The City will take part in a regional research program, run by UWA and an environmental consultancy company, to reduce the number of foxes and feral cats in urban areas.
At last month’s council meeting, councillors agreed to allocate $30,000 towards the program over a three-year period, starting in 2017-18.
City officers said in a report foxes and feral cats posed an increasing threat to native fauna, including threatened species.
It said taking part in the program would help with feral pest management across the broader Perth metropolitan area.

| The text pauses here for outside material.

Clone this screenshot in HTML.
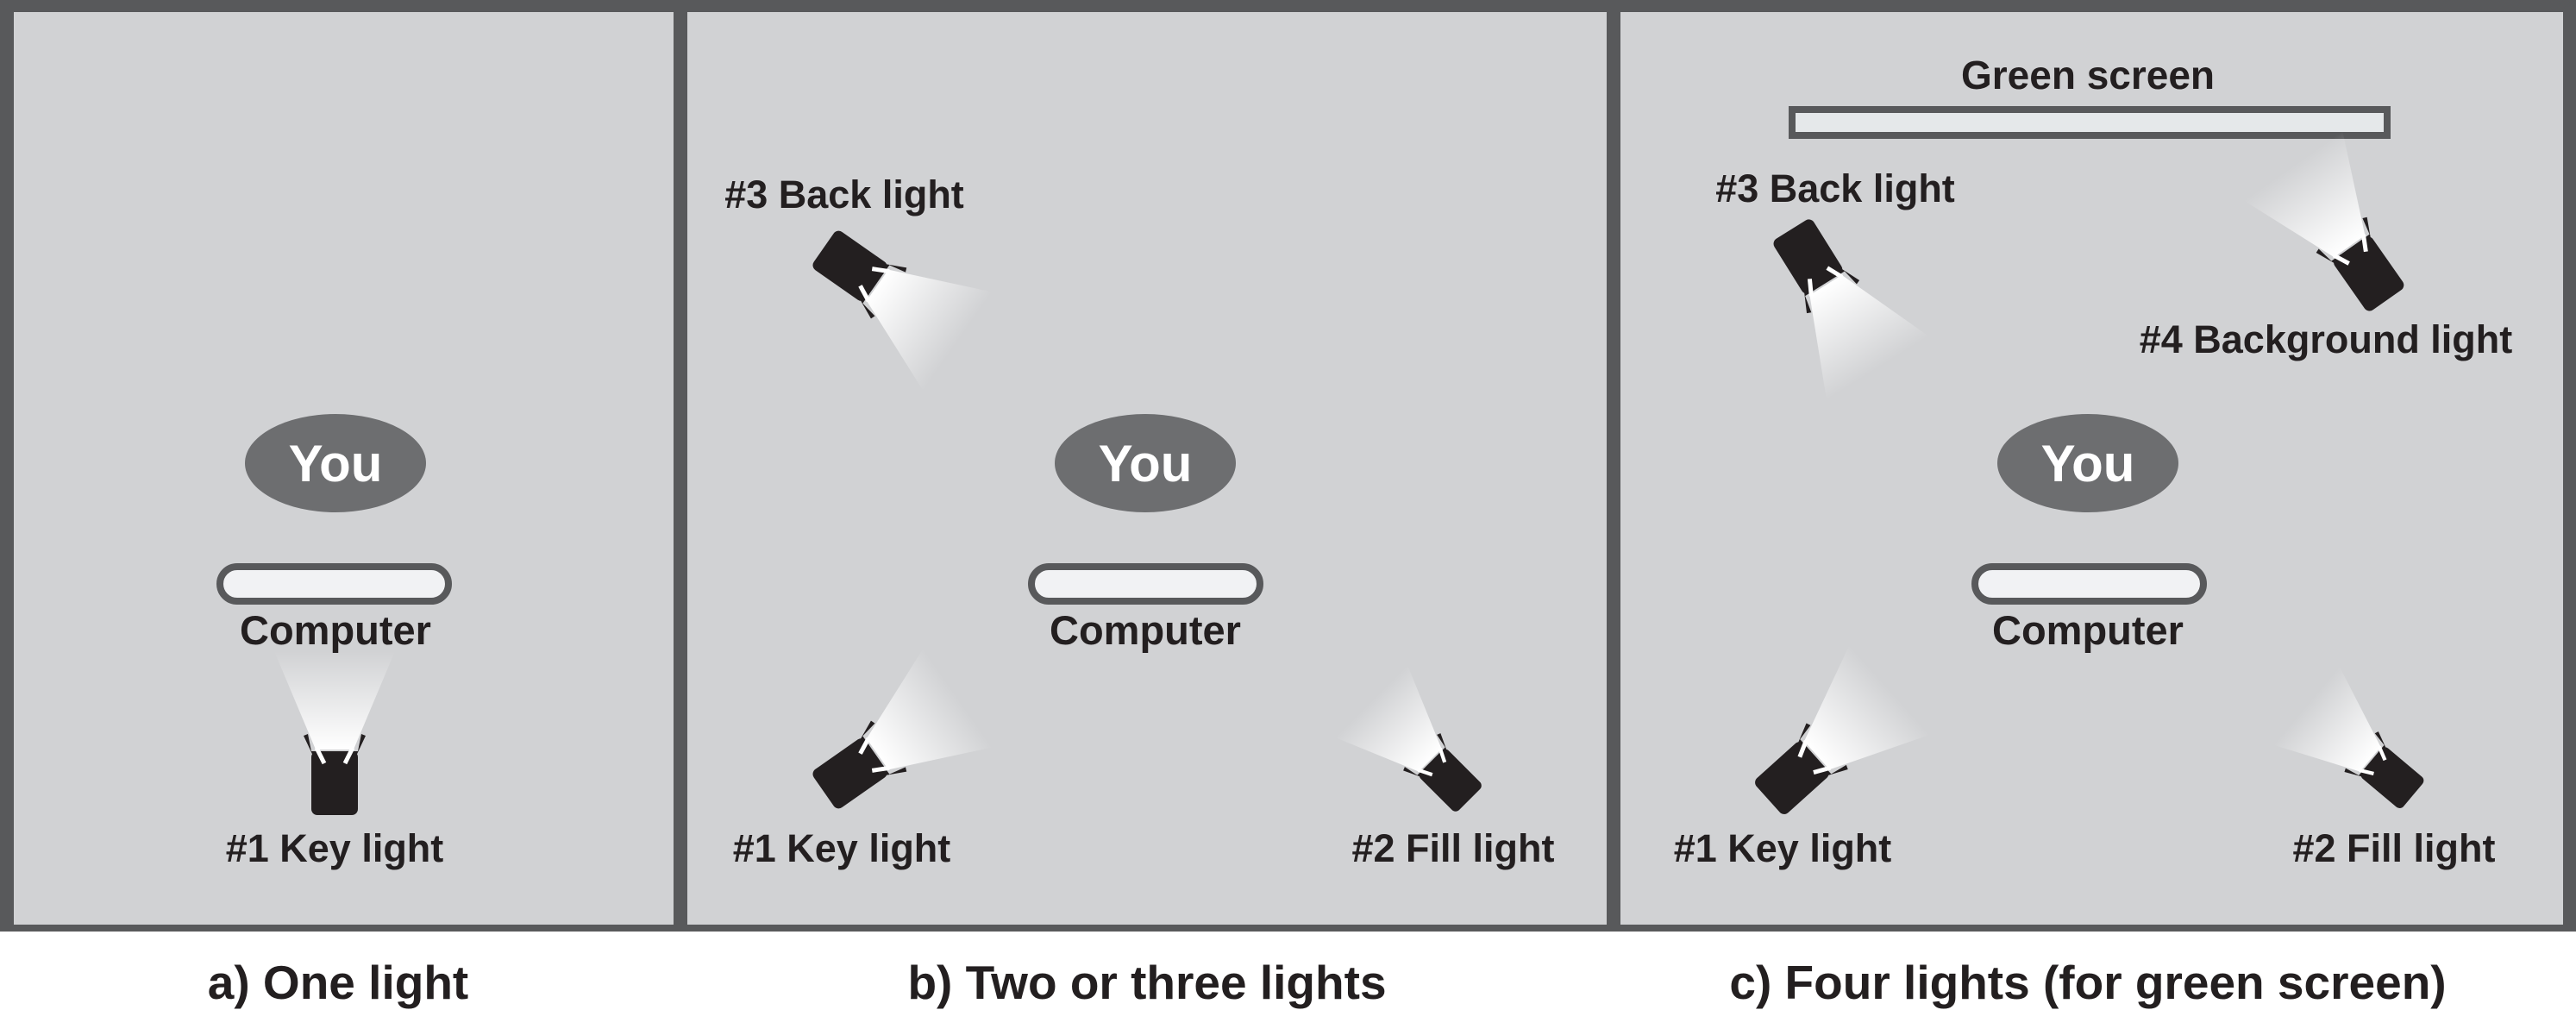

The report said the program involved trapping 15 feral cats and 15 foxes and fitting them with GPS and ultra-high frequency collars before their release for six months at a time.
Researchers would then map the animals’ movements and habitat and identify interactions between cats and foxes, as well as assess if a wildlife conservation detection dog trained to locate cats, foxes and fox dens would be cost-effective.
The report said foxes were indiscriminate feeders with a diet including native fauna such as quenda, long-neck turtles, reptiles and birds.
Feral cats were also a major cause of decline for many land-based endangered animals, such as the bilby, bandicoot, bettong and numbat.
“Foxes are well-adapted to city living and are commonly found in urban areas,” the report said.
“The fox has played a major role in the decline of native fauna.”
The City currently engages a contractor to trap and eradicate the animal in the City, with 10 to 15 of them captured each year.